“The Saint of Addis Ababa”, Dr Catherine Hamlin, laid to rest

23 Mar 2020

World-renowned obstetrician and gynaecologist Dr Catherine Hamlin, who devoted her life to Ethiopia, passed away peacefully on 18th March, at her home in the grounds of the Addis Ababa Fistula Hospital in Ethiopia where she had lived for 61 years. She was 96.

Dr Hamlin, together with her late husband Dr Reginald Hamlin OBE, co-founded Hamlin Fistula Ethiopia, a healthcare centre treating women who suffer from the debilitating effects of obstetric fistula – a crippling condition that results from complications in childbirth.

In 1958, the Hamlins answered an advertisement in The Lancet medical journal for gynaecologists to set up a school of midwifery in Addis Ababa. Together with their six-year-old son, Richard, they travelled to Ethiopia to take up the contract. What had been intended as a three-year stay in Addis Ababa turned into a lifetime of service to the Ethiopian people.

Dr Hamlin with Mamitu Gashe in 1994. Mamitu was one of the women who Dr Hamlin and her husband treated in the early days, when they worked at Princess Tsehai Hospital. Trained by the Hamlins, Mamitu is now an internationally respected fistula surgeon.

Today, Hamlin Fistula Ethiopia is a healthcare network of over 550 Ethiopian staff – many trained by Catherine – servicing six hospitals, Desta Mender rehabilitation centre, the Hamlin College of Midwives and 80 Hamlin supported Midwifery Clinics.

Over the past 61 years, more than 60,000 Ethiopian women have received the life-changing reconstructive surgery for obstetric fistula.

“My dream is to eradicate obstetric fistula. Forever. I won’t do this in my lifetime, but you can in yours.”

Leading tributes, Prime Minister Abiy Ahmed tweeted, “I express my deep sorrow at the passing of Dr Catherine Hamlin. Ethiopia has lost a true gem who dedicated more than sixty years to restoring the dignity of thousands of women. I wish her loved ones, friends and colleagues comfort. May she Rest In Peace.”
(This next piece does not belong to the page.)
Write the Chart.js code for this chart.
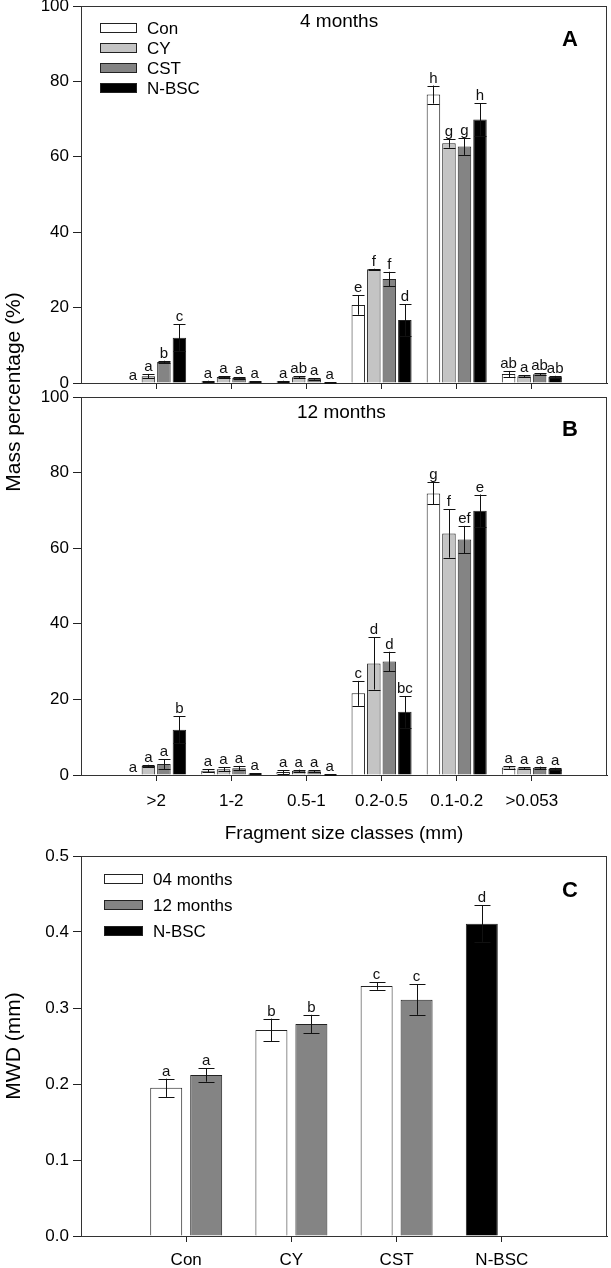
<!DOCTYPE html>
<html>
<head>
<meta charset="utf-8">
<script src="https://cdn.jsdelivr.net/npm/chart.js@4.4.0/dist/chart.umd.min.js"></script>
<style>
body { margin: 0; background: #fff; }
#wrap { position: relative; width: 611px; height: 1268px; overflow: hidden; }
canvas { position: absolute; left: 0; }
#ytitle {
    position: absolute; left: -107px; top: 380px; width: 240px; height: 24px;
    line-height: 24px; text-align: center; white-space: nowrap;
    font: 21px "Liberation Sans", Arial, sans-serif; color: #000;
    transform: rotate(-90deg);
}
</style>
</head>
<body>
<div id="wrap">
    <canvas id="chartA" width="611" height="390" style="top:0px"></canvas>
    <canvas id="chartB" width="611" height="455" style="top:390px"></canvas>
    <canvas id="chartC" width="611" height="423" style="top:845px"></canvas>
    <div id="ytitle">Mass percentage (%)</div>
</div>
<script>
var FONT = '"Liberation Sans", Arial, sans-serif';

// fragment size classes (first and last slots are empty margins)
var sizeClasses = ['', '>2', '1-2', '0.5-1', '0.2-0.5', '0.1-0.2', '>0.053', ''];

// panel A - 4 months (mass percentage, %)
var con4 = [0, 0.4, 0.4, 20.7, 76.5, 2.4];
var cy4 = [1.8, 1.6, 1.5, 30.2, 63.6, 1.8];
var cst4 = [5.6, 1.3, 1.1, 27.6, 62.7, 2.3];
var con4Err = [0, 0.2, 0.2, 2.6, 2.4, 0.8];
var cy4Err = [0.6, 0.2, 0.3, 0.1, 1.2, 0.2];
var cst4Err = [0.3, 0.3, 0.2, 1.9, 2.2, 0.3];
var con4Sig = ['a', 'a', 'a', 'e', 'h', 'ab'];
var cy4Sig = ['a', 'a', 'ab', 'f', 'g', 'a'];
var cst4Sig = ['b', 'a', 'a', 'f', 'g', 'ab'];
var nbsc4Sig = ['c', 'a', 'a', 'd', 'h', 'ab'];

// panel B - 12 months
var con12 = [0, 1.1, 0.8, 21.6, 74.5, 2.0];
var cy12 = [2.4, 1.5, 1.1, 29.5, 63.9, 1.8];
var cst12 = [2.9, 1.8, 1.0, 30.0, 62.3, 1.9];
var con12Err = [0, 0.4, 0.5, 3.3, 2.9, 0.3];
var cy12Err = [0.3, 0.5, 0.3, 6.9, 6.4, 0.2];
var cst12Err = [1.3, 0.6, 0.2, 2.6, 3.6, 0.3];
var con12Sig = ['a', 'a', 'a', 'c', 'g', 'a'];
var cy12Sig = ['a', 'a', 'a', 'd', 'f', 'a'];
var cst12Sig = ['a', 'a', 'a', 'd', 'ef', 'a'];
var nbsc12Sig = ['b', 'a', 'a', 'bc', 'e', 'a'];

// N-BSC reference (same in both panels)
var nbsc = [12.0, 0.3, 0.1, 16.7, 69.9, 1.6];
var nbscErr = [3.6, 0.1, 0.1, 4.2, 4.3, 0.3];

// panel C - mean weight diameter (mm)
var treatments = ['', 'Con', 'CY', 'CST', 'N-BSC', ''];
var mwd04 = [0.195, 0.271, 0.329];
var mwd04Err = [0.012, 0.015, 0.005];
var mwd04Sig = ['a', 'b', 'c'];
var mwd12 = [0.212, 0.279, 0.311];
var mwd12Err = [0.009, 0.012, 0.020];
var mwd12Sig = ['a', 'b', 'c'];
var mwdNbsc = 0.411;
var mwdNbscErr = 0.024;
var mwdNbscSig = 'd';

function pad(arr) {
    return [null].concat(arr, [null]);
}

// error bars, significance letters, frame, panel titles and legend
var decoPlugin = {
    id: 'deco',
    afterDatasetsDraw: function(chart, args, opts) {
        var ctx = chart.ctx;
        var area = chart.chartArea;
        var yScale = chart.scales.y;
        ctx.save();
        ctx.strokeStyle = '#333';
        ctx.lineWidth = 1;
        ctx.strokeRect(Math.round(area.left) + 0.5, Math.round(area.top) + 0.5,
            Math.round(area.right - area.left) - 1, Math.round(area.bottom - area.top));

        chart.data.datasets.forEach(function(ds, i) {
            var meta = chart.getDatasetMeta(i);
            meta.data.forEach(function(bar, j) {
                var v = ds.data[j];
                if (v === null || v === undefined) return;
                var e = ds.errs[j] || 0;
                var x = Math.round(bar.x) + 0.5;
                var yTop = yScale.getPixelForValue(v + e);
                var yBot = yScale.getPixelForValue(Math.max(v - e, 0));
                if (e > 0) {
                    ctx.strokeStyle = '#111';
                    ctx.lineWidth = 1;
                    ctx.beginPath();
                    ctx.moveTo(x, yTop); ctx.lineTo(x, yBot);
                    ctx.moveTo(x - opts.cap, Math.round(yTop) + 0.5); ctx.lineTo(x + opts.cap, Math.round(yTop) + 0.5);
                    ctx.moveTo(x - opts.cap, Math.round(yBot) + 0.5); ctx.lineTo(x + opts.cap, Math.round(yBot) + 0.5);
                    ctx.stroke();
                }
                if (ds.sig[j]) {
                    ctx.fillStyle = '#111';
                    ctx.font = opts.sigSize + 'px ' + FONT;
                    ctx.textAlign = 'center';
                    ctx.textBaseline = 'alphabetic';
                    ctx.fillText(ds.sig[j], bar.x, yTop - 3);
                }
            });
        });

        ctx.fillStyle = '#000';
        ctx.textBaseline = 'middle';
        if (opts.title) {
            ctx.font = '19px ' + FONT;
            ctx.textAlign = 'left';
            ctx.fillText(opts.title.text, opts.title.x, opts.title.y);
        }
        if (opts.tag) {
            ctx.font = 'bold 22px ' + FONT;
            ctx.textAlign = 'center';
            ctx.fillText(opts.tag.text, opts.tag.x, opts.tag.y);
        }
        if (opts.legend) {
            var lg = opts.legend;
            chart.data.datasets.forEach(function(ds, i) {
                var cy = lg.y + i * lg.dy;
                ctx.fillStyle = ds.legendColor;
                ctx.fillRect(lg.x, cy - lg.h / 2, lg.w, lg.h);
                ctx.strokeStyle = '#222';
                ctx.lineWidth = 1;
                ctx.strokeRect(lg.x + 0.5, Math.round(cy - lg.h / 2) + 0.5, lg.w - 1, lg.h - 1);
                ctx.fillStyle = '#000';
                ctx.font = '17px ' + FONT;
                ctx.textAlign = 'left';
                ctx.fillText(ds.label, lg.x + lg.w + 10, cy + 1);
            });
        }
        ctx.restore();
    }
};

function sizeDataset(label, color, values, errs, sig) {
    return {
        label: label,
        data: pad(values),
        errs: pad(errs),
        sig: pad(sig),
        legendColor: color,
        backgroundColor: color,
        borderColor: '#222',
        borderWidth: 1,
        categoryPercentage: 0.826,
        barPercentage: 0.87
    };
}

function edgeTick(ctx) {
    return (ctx.index === 0 || ctx.index === sizeClasses.length - 1) ? 'rgba(0,0,0,0)' : '#222';
}

function sizeChart(canvasId, datasets, showLabels, padTop, xHeight, deco) {
    var canvas = document.getElementById(canvasId);
    return new Chart(canvas.getContext('2d'), {
        type: 'bar',
        data: { labels: sizeClasses, datasets: datasets },
        options: {
            responsive: false,
            animation: false,
            layout: { padding: { top: padTop, right: 4, left: 0, bottom: 0 } },
            plugins: {
                legend: { display: false },
                tooltip: { enabled: false },
                deco: deco
            },
            scales: {
                x: {
                    offset: false,
                    grid: { offset: false, drawOnChartArea: false, tickLength: 6, tickColor: edgeTick },
                    border: { color: '#222' },
                    ticks: { display: showLabels, color: '#000', padding: 10, font: { size: 17, family: FONT } },
                    title: {
                        display: showLabels,
                        text: 'Fragment size classes (mm)',
                        color: '#000',
                        padding: 0,
                        font: { size: 19, family: FONT }
                    },
                    afterFit: function(s) { s.height = xHeight; s.paddingLeft = 0; s.paddingRight = 0; }
                },
                y: {
                    min: 0,
                    max: 100,
                    grid: { drawOnChartArea: false, tickLength: 8, tickColor: '#222' },
                    border: { color: '#222' },
                    ticks: { stepSize: 20, color: '#000', padding: 4, font: { size: 17, family: FONT } },
                    afterFit: function(s) { s.width = 81; s.paddingTop = 0; s.paddingBottom = 0; }
                }
            }
        },
        plugins: [decoPlugin]
    });
}

var chartA = sizeChart('chartA', [
    sizeDataset('Con', '#ffffff', con4, con4Err, con4Sig),
    sizeDataset('CY', '#c4c4c4', cy4, cy4Err, cy4Sig),
    sizeDataset('CST', '#848484', cst4, cst4Err, cst4Sig),
    sizeDataset('N-BSC', '#000000', nbsc, nbscErr, nbsc4Sig)
], false, 6, 7, {
    cap: 6, sigSize: 15,
    title: { text: '4 months', x: 300, y: 22 },
    tag: { text: 'A', x: 570, y: 40 },
    legend: { x: 100, y: 28, dy: 20, w: 37, h: 10 }
});

var chartB = sizeChart('chartB', [
    sizeDataset('Con', '#ffffff', con12, con12Err, con12Sig),
    sizeDataset('CY', '#c4c4c4', cy12, cy12Err, cy12Sig),
    sizeDataset('CST', '#848484', cst12, cst12Err, cst12Sig),
    sizeDataset('N-BSC', '#000000', nbsc, nbscErr, nbsc12Sig)
], true, 7, 70, {
    cap: 6, sigSize: 15,
    title: { text: '12 months', x: 297, y: 23 },
    tag: { text: 'B', x: 570, y: 40 }
});

function mwdDataset(label, color, stack, values, errs, sig) {
    return {
        label: label,
        stack: stack,
        data: values,
        errs: errs,
        sig: sig,
        legendColor: color,
        backgroundColor: color,
        borderColor: '#222',
        borderWidth: 1,
        categoryPercentage: 0.76,
        barPercentage: 0.8
    };
}

var chartC = new Chart(document.getElementById('chartC').getContext('2d'), {
    type: 'bar',
    data: {
        labels: treatments,
        datasets: [
            mwdDataset('04 months', '#ffffff', 'a', pad(mwd04.concat([null])), pad(mwd04Err.concat([0])), pad(mwd04Sig.concat([null]))),
            mwdDataset('12 months', '#848484', 'b', pad(mwd12.concat([null])), pad(mwd12Err.concat([0])), pad(mwd12Sig.concat([null]))),
            mwdDataset('N-BSC', '#000000', 'a', pad([null, null, null, mwdNbsc]), pad([0, 0, 0, mwdNbscErr]), pad([null, null, null, mwdNbscSig]))
        ]
    },
    options: {
        responsive: false,
        animation: false,
        layout: { padding: { top: 11, right: 4, left: 0, bottom: 0 } },
        plugins: {
            legend: { display: false },
            tooltip: { enabled: false },
            deco: {
                cap: 8, sigSize: 15,
                tag: { text: 'C', x: 570, y: 46 },
                legend: { x: 104, y: 34, dy: 26, w: 39, h: 10 }
            }
        },
        scales: {
            x: {
                stacked: true,
                offset: false,
                grid: {
                    offset: false, drawOnChartArea: false, tickLength: 6,
                    tickColor: function(ctx) { return (ctx.index === 0 || ctx.index === treatments.length - 1) ? 'rgba(0,0,0,0)' : '#222'; }
                },
                border: { color: '#222' },
                ticks: { color: '#000', padding: 8, font: { size: 17, family: FONT } },
                afterFit: function(s) { s.height = 32; s.paddingLeft = 0; s.paddingRight = 0; }
            },
            y: {
                stacked: false,
                min: 0,
                max: 0.5,
                grid: { drawOnChartArea: false, tickLength: 8, tickColor: '#222' },
                border: { color: '#222' },
                ticks: {
                    stepSize: 0.1, color: '#000', padding: 4, font: { size: 17, family: FONT },
                    callback: function(v) { return v.toFixed(1); }
                },
                title: {
                    display: true, text: 'MWD (mm)', color: '#000',
                    padding: { top: 2, bottom: 0 },
                    font: { size: 21, family: FONT }
                },
                afterFit: function(s) { s.width = 81; s.paddingTop = 0; s.paddingBottom = 0; }
            }
        }
    },
    plugins: [decoPlugin]
});
</script>
</body>
</html>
President Sahle-Work Zewde said, “Dr Hamlin was a hero who saved more than sixty thousand Ethiopian women and girls from obstetric fistula; a physically and psychologically traumatizing condition which caused many women and girls to be ostracized from their communities. I am confident that the many professionals trained under Dr Hamlin throughout the years will continue the work she started at the Fistula Hospital she founded; the only one of its kind in Ethiopia.”

Dr Tedros Adhanom, World Health Organisation Director General and former Ethiopian Minister of Health said, “This news breaks my heart. Thank you Catherine for the vast legacy you leave for the women and girls of Ethiopia and the world. You were the best of humanity and very special.  We all must continue carrying your mission forward.”

Her biographer John Little described her as a “marvel” and quoted The New York Times which wrote “Dr Hamlin is the new Mother Teresa of our age.”

Committed to ensuring Catherine’s dream to eradicate obstetric fistula in Ethiopia becomes a reality, Tesfaye Mamo, Chief Executive Officer of Hamlin Fistula Ethiopia, said, “Most of her 96 years were generously given to help the poor women of our country with traumatic birth injuries. We are all thankful for Catherine’s lifelong dedication. We promise to continue her legacy and realise her dream to eradicate fistula from Ethiopia. Forever.”

In 2012, the Ethiopian Government awarded Catherine an Honorary Ethiopian Citizenship and in 2019 Prime Minister Abiy Ahmed presented her with the Eminent Citizen Award in recognition of her lifetime of service to the women of Ethiopia. She was also twice nominated for the Nobel Peace Prize, and received numerous awards.

Prime Minister Abiy with Dr Hamlin in 2019

In 2020 Catherine celebrated her 61st year in Ethiopia, where she lived most of her life, in her original house in the grounds of her Addis Ababa Fistula Hospital, adored by her patients, staff and the Ethiopian people. She was often referred to as “Emaye” meaning Mother. Catherine was not just committed to spending her life treating thousands of women, she spent her whole adult life changing lives – for the better.

During the last years of her life, Catherine was confident that her legacy would live on:

“When I die, this place will go on for many, many years until we have eradicated fistula altogether – until every woman in Ethiopia is assured of a safe delivery and a live baby.”

Catherine was buried at the St Peter and St Paul Catholic Cemetery in Addis Ababa. At the 60th anniversary celebrations in 2019, Catherine said, “I love Ethiopia and I have loved every day here. Ethiopia is my home.”

Catherine is survived by her only son Richard and his four adult children: Sarah, Paul, Catherine and Stephanie, two great grandchildren, her sister Ailsa Pottie and brothers Donald and Jock Nicholson.